Knocking on Heaven’s Door. Katy Butler. Scribner, New York. 2013. NF, 10/13
I met Katy at a book-promotional reading in San Francisco, and found her charming, sincere, and inspirational. This book is both successful and smack in line with my own healthcare philosophy. And I enjoyed it very much. The strange thing about that is my appreciation overcomes a perception of certain flaws, which only emphasizes the power of the fundamental message.
One of its strengths is unflinching personal show and tell. We really get to know Katy and feel we have been through her profound difficulties with her. A West-Coast journalist struggling with personal, professional, and financial troubles, she sees her father develop dementia and she and her mother, always at odds and uncomfortable in their relationship, awkwardly join forces to try to advocate for switching the dad’s pacemaker off. They encounter opposition from a narrowly-focused technology-centered medical profession. Eventually the father dies and then the mother dies too, she in a better way thanks to the lessons learned with difficulty through her husband’s experience.

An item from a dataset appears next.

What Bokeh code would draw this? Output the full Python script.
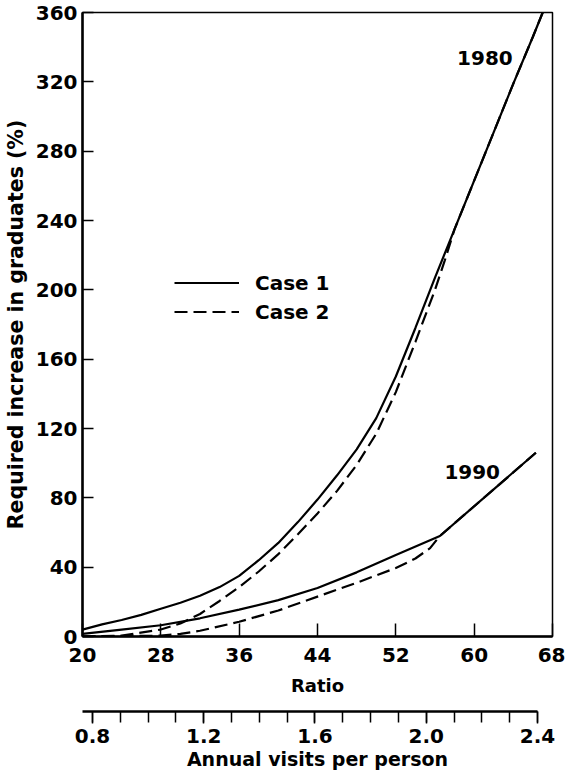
from bokeh.plotting import figure
from bokeh.models import (Range1d, LinearAxis, FixedTicker, Legend, LegendItem,
                          Label, Title, PrintfTickFormatter)
from bokeh.embed import file_html
from bokeh.resources import INLINE

# ---------------- data ----------------
ratio_ticks = [20, 28, 36, 44, 52, 60, 68]
increase_ticks = [0, 40, 80, 120, 160, 200, 240, 280, 320, 360]
visits_major_ticks = [0.8, 1.2, 1.6, 2.0, 2.4]
visits_minor_ticks = [0.8, 0.9, 1.0, 1.1, 1.2, 1.3, 1.4, 1.5, 1.6, 1.7, 1.8,
                      1.9, 2.0, 2.1, 2.2, 2.3, 2.4]
visits_range = (0.764, 2.454)   # visits-per-person values at the frame edges

x_1980_case1 = [20, 22, 24, 26, 28, 30, 32, 34, 36, 38, 40, 42, 44, 46, 48,
                50, 52, 54, 56, 58, 60, 62, 64, 66, 67]
y_1980_case1 = [4, 7, 9.5, 12.5, 16, 19.5, 23.5, 28.5, 35, 44, 54, 66, 79, 93, 108,
                126, 150, 178, 207, 235, 263, 291, 319, 346, 360]

x_1980_case2 = [20, 24, 28, 30, 32, 34, 36, 38, 40, 42, 44, 46, 48, 50, 52,
                54, 56, 57, 58, 60, 62, 64, 66, 67]
y_1980_case2 = [0, 0.5, 4, 7.5, 13, 20.5, 28.5, 37.5, 47.5, 59, 71, 84, 99, 117, 141,
                170, 200, 217, 235, 263, 291, 319, 346, 360]

x_1990_case1 = [20, 24, 28, 32, 36, 40, 44, 48, 52, 56.5, 66.3]
y_1990_case1 = [1.5, 4, 6.5, 10.5, 15.5, 21, 28, 37, 47, 58, 106]

x_1990_case2 = [20, 28, 30, 32, 36, 40, 44, 48, 52, 54, 55.5, 56.5, 66.3]
y_1990_case2 = [0, 0.5, 1.5, 3.3, 8.5, 15, 23, 31, 39.5, 45, 51, 58, 106]

year_labels = ["1980", "1990"]
year_label_x = [61.1, 59.8]
year_label_y = [334, 95]

case_names = ["Case 1", "Case 2"]

FONT = "DejaVu Sans"
INK = "black"

p = figure(frame_width=470, frame_height=624,
           x_range=Range1d(20, 68), y_range=Range1d(0, 360),
           output_backend="svg", toolbar_location=None,
           min_border_left=77, min_border_right=13, min_border_top=12,
           min_border_bottom=0)
p.grid.visible = False
p.outline_line_color = INK
p.outline_line_width = 1.5
p.background_fill_color = "white"
p.border_fill_color = "white"


def style_axis(ax, label_size="20px", title_size="18px"):
    ax.axis_line_color = INK
    ax.axis_line_width = 2.5
    ax.major_tick_line_color = INK
    ax.minor_tick_line_color = INK
    ax.major_tick_line_width = 1.5
    ax.minor_tick_line_width = 1.5
    ax.major_label_text_font = FONT
    ax.major_label_text_font_style = "bold"
    ax.major_label_text_font_size = label_size
    ax.major_label_text_color = INK
    ax.axis_label_text_font = FONT
    ax.axis_label_text_font_style = "bold"
    ax.axis_label_text_font_size = title_size
    ax.axis_label_text_color = INK


# primary x axis (ratio)
xa = p.xaxis[0]
style_axis(xa)
xa.ticker = FixedTicker(ticks=ratio_ticks)
xa.major_tick_in = 13
xa.major_tick_out = 0
xa.minor_tick_in = 0
xa.minor_tick_out = 0
xa.major_label_standoff = 11
xa.axis_label = "Ratio"
xa.axis_label_standoff = 10

ya = p.yaxis[0]
style_axis(ya, title_size="20.5px")
ya.ticker = FixedTicker(ticks=increase_ticks)
ya.major_tick_in = 11
ya.major_tick_out = 0
ya.minor_tick_in = 0
ya.minor_tick_out = 0
ya.major_label_standoff = 5
ya.axis_label = "Required increase in graduates (%)"
ya.axis_label_standoff = 5

# spacer between the two lower axes
p.add_layout(Title(text=" ", text_font_size="6px", standoff=5), "below")

# secondary axis: annual visits per person
p.extra_x_ranges = {"visits": Range1d(*visits_range)}
va = LinearAxis(x_range_name="visits", bounds=(visits_range[0], 2.4))
style_axis(va, title_size="19px")
va.ticker = FixedTicker(ticks=visits_major_ticks, minor_ticks=visits_minor_ticks)
va.formatter = PrintfTickFormatter(format="%.1f")
va.major_tick_in = 0
va.major_tick_out = 12
va.minor_tick_in = 0
va.minor_tick_out = 11
va.major_label_standoff = 5
va.axis_label = "Annual visits per person"
va.axis_label_standoff = 2
p.add_layout(va, "below")

# curves
r1a = p.line(x_1980_case1, y_1980_case1, line_color=INK, line_width=2.2)
r2a = p.line(x_1980_case2, y_1980_case2, line_color=INK, line_width=2.2,
             line_dash="13 6")
r1b = p.line(x_1990_case1, y_1990_case1, line_color=INK, line_width=2.2)
r2b = p.line(x_1990_case2, y_1990_case2, line_color=INK, line_width=2.2,
             line_dash="13 6")

for t, lx, ly in zip(year_labels, year_label_x, year_label_y):
    p.add_layout(Label(x=lx, y=ly, text=t, text_align="center",
                       text_baseline="middle", text_font=FONT,
                       text_font_style="bold", text_font_size="20px",
                       text_color=INK))

legend = Legend(items=[LegendItem(label=case_names[0], renderers=[r1a]),
                       LegendItem(label=case_names[1], renderers=[r2a])],
                location=(92, 312), padding=0, margin=0, spacing=4,
                glyph_width=65, glyph_height=25, label_height=25,
                label_standoff=16, border_line_color=None,
                background_fill_alpha=0,
                label_text_font=FONT, label_text_font_style="bold",
                label_text_font_size="20px", label_text_color=INK)
p.add_layout(legend, "center")

open("out.html", "w").write(file_html(p, INLINE))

The writing varies, but at its best, especially in the early chapters, it is spellbinding and spectacular. I had the all-too-familiar sense that I would never be able to equal her effortless natural music and quick, surprising flight of ideas.
A price one pays for the kind of truth-telling this book contains is dealing with truth not so much stranger than fiction as harder to take. Katy’s relationship with her mother is a lot like real life, including occasionally veering into the incomprehensible and often being frustrating. There is never the least hint of dissimulation, while maintaining most of the time pretty impressive literary balance.
I also found a strong emphasis on spirituality and its polarization with technology hard to identify with, my opposite to thoughtless application of equipment and algorithms tending a bit more toward what I think of as common sense. I didn’t go away convinced that the best answer to mechanization of people and their deaths is transcendental meditation or something like it.
I think the Canadian experience of healthcare stupidity engenders a little bit less specific antithesis to prolonging life by artificial means. I don’t think we would see in most contexts here this stubborn refusal to stop a simple pacemaker from sustaining a life futilely. I liked very much the detailed and well-researched characterization of the development of pacemakers from something cobbled together in a sardine can to a big-business product. I wasn’t quite sure to what extent Katy was being… not sexist exactly… but old-sex-role critical, laughing at some of the cranky haywire early garage technophiles who pioneered the system as we find it. Some of it was quite funny although I’m not sure how intentional that was.
I can’t claim to have had much of a conversation with Katy Butler, preoccupied as she was with her presentation, but I have become friends with two of her colleagues, and recognize through them that her heart is in the right place. Or at least the same place mine is. This book will certainly move the “overtreatment” movement and the one working to demedicalize death along another mile or two. I look forward to whatever she does next.